## Given information:
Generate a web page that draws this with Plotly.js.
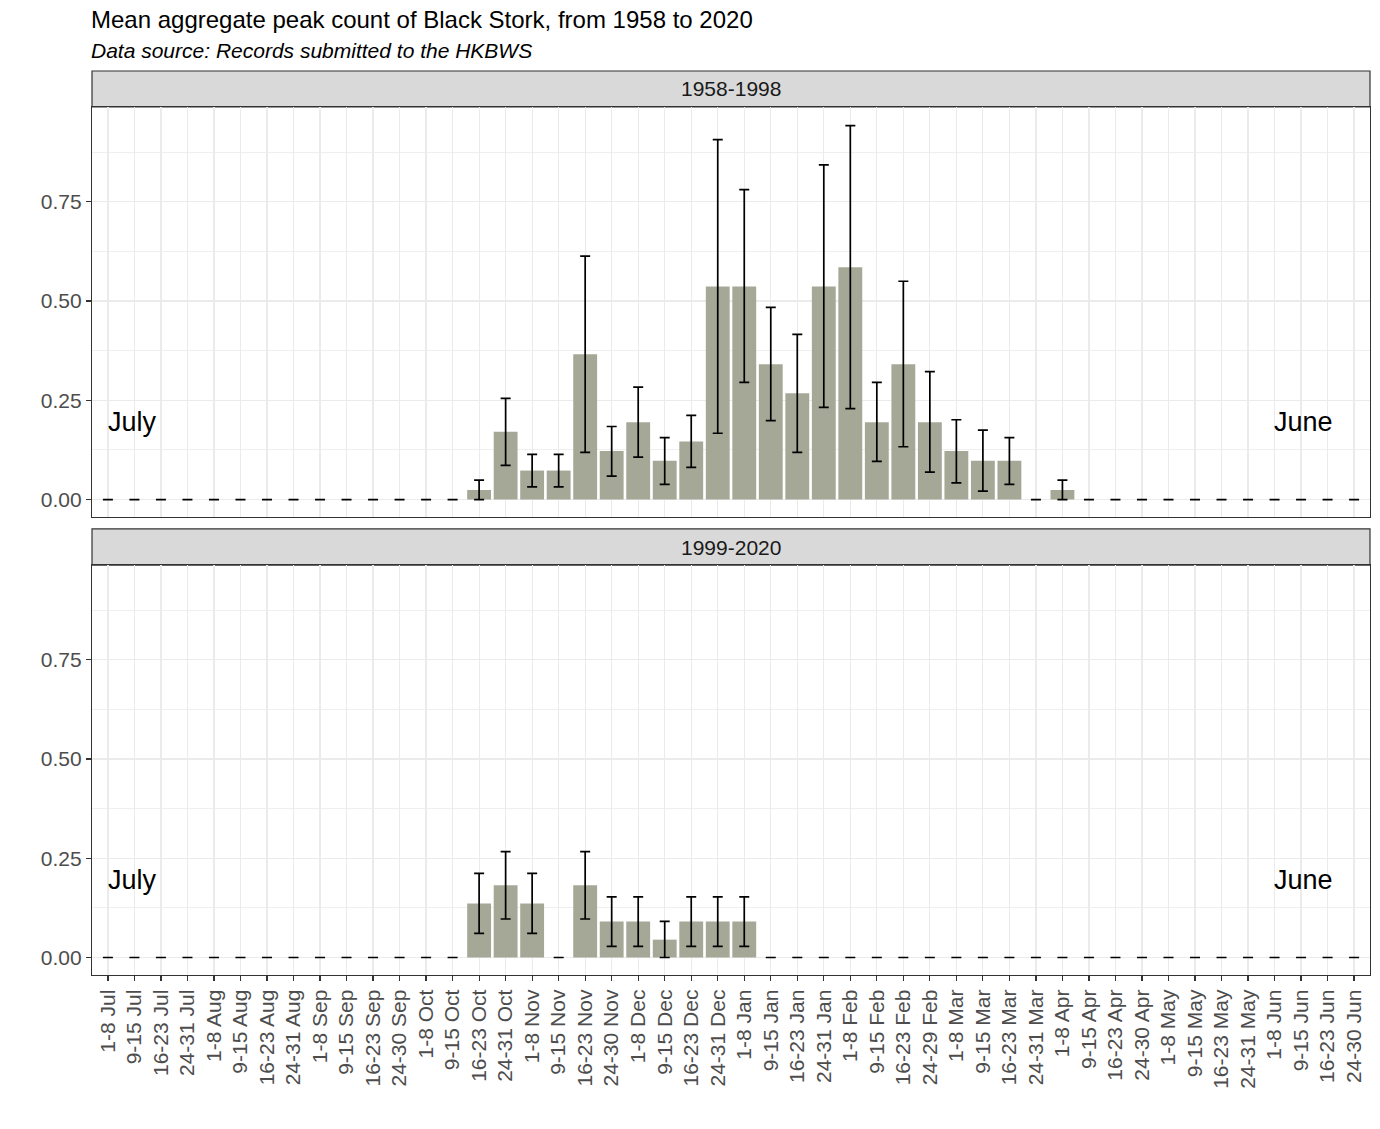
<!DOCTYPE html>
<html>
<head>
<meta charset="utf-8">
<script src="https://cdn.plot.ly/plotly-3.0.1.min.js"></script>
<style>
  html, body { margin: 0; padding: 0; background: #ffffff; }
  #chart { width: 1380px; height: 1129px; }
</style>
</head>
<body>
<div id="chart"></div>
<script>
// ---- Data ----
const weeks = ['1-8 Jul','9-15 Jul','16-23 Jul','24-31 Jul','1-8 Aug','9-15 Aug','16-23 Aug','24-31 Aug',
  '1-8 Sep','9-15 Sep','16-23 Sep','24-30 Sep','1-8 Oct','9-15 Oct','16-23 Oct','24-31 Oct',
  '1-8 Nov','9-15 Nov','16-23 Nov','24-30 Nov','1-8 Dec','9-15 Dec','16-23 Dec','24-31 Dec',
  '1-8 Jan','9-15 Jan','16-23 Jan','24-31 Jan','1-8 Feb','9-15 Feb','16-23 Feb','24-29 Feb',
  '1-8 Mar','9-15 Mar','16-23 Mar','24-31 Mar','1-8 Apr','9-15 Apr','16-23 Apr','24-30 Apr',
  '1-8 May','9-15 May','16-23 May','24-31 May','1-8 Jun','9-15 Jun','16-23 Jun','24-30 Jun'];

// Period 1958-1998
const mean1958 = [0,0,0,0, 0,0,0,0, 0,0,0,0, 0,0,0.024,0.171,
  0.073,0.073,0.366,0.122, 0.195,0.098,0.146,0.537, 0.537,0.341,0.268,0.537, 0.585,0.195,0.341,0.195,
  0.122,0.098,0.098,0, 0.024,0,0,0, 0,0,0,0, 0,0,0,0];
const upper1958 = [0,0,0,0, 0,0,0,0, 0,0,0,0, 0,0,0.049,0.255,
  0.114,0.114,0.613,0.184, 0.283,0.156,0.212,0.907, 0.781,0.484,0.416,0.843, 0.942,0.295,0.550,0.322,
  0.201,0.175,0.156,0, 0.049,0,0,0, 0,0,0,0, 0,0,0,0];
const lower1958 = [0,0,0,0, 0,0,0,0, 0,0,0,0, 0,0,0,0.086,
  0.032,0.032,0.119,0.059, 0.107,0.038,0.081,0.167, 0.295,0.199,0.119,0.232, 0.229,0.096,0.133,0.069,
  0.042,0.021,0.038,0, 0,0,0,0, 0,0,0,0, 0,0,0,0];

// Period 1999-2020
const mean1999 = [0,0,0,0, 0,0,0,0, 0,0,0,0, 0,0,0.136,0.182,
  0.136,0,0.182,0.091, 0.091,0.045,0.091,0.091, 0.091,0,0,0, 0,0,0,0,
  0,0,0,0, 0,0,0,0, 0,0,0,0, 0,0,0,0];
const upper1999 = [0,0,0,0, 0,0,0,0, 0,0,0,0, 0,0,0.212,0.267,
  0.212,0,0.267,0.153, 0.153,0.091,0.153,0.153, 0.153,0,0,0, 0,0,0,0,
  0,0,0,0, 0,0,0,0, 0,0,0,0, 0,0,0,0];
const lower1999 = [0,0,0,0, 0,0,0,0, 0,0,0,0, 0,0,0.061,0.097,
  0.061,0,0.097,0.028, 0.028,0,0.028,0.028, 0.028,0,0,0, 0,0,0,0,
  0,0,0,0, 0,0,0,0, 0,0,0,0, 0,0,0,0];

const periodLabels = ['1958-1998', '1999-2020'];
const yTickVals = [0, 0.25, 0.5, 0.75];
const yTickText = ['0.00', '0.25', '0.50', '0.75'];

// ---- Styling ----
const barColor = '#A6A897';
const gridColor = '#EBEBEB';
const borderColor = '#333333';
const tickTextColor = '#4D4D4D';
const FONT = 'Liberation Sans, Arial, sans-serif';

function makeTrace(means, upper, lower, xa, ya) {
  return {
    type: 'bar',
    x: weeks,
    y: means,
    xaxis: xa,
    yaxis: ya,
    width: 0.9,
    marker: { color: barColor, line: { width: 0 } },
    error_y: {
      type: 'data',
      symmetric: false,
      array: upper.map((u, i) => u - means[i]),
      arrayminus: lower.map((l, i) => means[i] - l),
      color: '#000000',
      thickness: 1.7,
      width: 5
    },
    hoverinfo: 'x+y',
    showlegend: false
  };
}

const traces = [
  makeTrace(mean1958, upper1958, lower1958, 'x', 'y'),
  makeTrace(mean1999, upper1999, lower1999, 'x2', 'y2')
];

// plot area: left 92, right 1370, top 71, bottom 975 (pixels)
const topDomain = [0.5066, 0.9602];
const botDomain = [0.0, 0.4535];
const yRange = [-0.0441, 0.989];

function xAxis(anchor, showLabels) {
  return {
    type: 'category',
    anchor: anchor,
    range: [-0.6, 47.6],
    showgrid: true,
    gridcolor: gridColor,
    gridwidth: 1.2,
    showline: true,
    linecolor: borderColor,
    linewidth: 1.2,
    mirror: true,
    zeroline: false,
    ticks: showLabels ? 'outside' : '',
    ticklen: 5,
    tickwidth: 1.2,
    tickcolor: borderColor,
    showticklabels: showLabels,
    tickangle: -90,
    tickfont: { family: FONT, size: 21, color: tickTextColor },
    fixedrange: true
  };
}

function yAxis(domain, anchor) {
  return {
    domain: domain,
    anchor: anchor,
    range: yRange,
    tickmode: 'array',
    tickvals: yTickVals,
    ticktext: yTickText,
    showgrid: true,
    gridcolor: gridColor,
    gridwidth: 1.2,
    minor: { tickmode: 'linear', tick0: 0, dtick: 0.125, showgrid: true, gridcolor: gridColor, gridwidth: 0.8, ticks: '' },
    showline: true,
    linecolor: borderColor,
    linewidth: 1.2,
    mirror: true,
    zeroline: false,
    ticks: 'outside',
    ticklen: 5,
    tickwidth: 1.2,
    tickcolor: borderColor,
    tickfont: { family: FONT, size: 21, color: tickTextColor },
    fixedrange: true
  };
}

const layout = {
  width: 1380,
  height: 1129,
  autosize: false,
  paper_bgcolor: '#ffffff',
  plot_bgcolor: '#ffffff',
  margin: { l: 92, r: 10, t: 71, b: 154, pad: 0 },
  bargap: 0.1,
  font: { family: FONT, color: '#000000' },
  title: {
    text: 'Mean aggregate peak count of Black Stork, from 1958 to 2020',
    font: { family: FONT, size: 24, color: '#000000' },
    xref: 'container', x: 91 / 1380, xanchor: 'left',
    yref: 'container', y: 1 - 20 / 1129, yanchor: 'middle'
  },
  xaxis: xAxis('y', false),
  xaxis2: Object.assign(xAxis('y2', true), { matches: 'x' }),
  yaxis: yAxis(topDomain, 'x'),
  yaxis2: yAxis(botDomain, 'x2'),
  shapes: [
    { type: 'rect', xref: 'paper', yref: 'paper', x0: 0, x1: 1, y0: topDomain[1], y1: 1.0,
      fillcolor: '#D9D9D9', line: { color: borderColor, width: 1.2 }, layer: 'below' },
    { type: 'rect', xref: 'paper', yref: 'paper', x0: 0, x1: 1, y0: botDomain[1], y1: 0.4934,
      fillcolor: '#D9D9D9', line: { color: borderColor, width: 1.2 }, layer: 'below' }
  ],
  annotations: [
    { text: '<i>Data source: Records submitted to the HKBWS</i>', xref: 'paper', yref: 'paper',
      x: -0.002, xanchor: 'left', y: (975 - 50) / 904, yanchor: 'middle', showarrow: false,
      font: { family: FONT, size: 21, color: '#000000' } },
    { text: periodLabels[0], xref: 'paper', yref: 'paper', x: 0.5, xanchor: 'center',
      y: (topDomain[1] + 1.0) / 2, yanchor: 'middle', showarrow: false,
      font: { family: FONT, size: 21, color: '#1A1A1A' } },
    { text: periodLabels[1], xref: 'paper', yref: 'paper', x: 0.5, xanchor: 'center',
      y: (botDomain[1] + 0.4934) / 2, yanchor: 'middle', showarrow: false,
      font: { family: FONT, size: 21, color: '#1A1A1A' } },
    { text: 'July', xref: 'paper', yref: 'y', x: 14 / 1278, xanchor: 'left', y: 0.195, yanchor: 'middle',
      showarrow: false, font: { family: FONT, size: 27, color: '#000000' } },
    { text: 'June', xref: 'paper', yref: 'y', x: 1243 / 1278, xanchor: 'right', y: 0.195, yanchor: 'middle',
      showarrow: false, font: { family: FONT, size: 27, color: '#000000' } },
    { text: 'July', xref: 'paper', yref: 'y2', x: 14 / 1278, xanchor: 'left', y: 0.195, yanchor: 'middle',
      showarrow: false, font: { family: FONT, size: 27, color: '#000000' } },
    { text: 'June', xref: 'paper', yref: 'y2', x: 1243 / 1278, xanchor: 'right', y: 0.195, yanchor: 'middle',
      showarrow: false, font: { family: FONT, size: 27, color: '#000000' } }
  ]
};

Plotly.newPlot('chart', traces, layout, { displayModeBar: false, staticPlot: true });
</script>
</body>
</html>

## Instructions for the task:
Give again, word for word, every line from the top of the data above to the line holding "Jun','16-23 Jun','24-30 Jun'];", inclusive, with the pictures left out.

## Solved problem:
Generate a web page that draws this with Plotly.js.
<!DOCTYPE html>
<html>
<head>
<meta charset="utf-8">
<script src="https://cdn.plot.ly/plotly-3.0.1.min.js"></script>
<style>
  html, body { margin: 0; padding: 0; background: #ffffff; }
  #chart { width: 1380px; height: 1129px; }
</style>
</head>
<body>
<div id="chart"></div>
<script>
// ---- Data ----
const weeks = ['1-8 Jul','9-15 Jul','16-23 Jul','24-31 Jul','1-8 Aug','9-15 Aug','16-23 Aug','24-31 Aug',
  '1-8 Sep','9-15 Sep','16-23 Sep','24-30 Sep','1-8 Oct','9-15 Oct','16-23 Oct','24-31 Oct',
  '1-8 Nov','9-15 Nov','16-23 Nov','24-30 Nov','1-8 Dec','9-15 Dec','16-23 Dec','24-31 Dec',
  '1-8 Jan','9-15 Jan','16-23 Jan','24-31 Jan','1-8 Feb','9-15 Feb','16-23 Feb','24-29 Feb',
  '1-8 Mar','9-15 Mar','16-23 Mar','24-31 Mar','1-8 Apr','9-15 Apr','16-23 Apr','24-30 Apr',
  '1-8 May','9-15 May','16-23 May','24-31 May','1-8 Jun','9-15 Jun','16-23 Jun','24-30 Jun'];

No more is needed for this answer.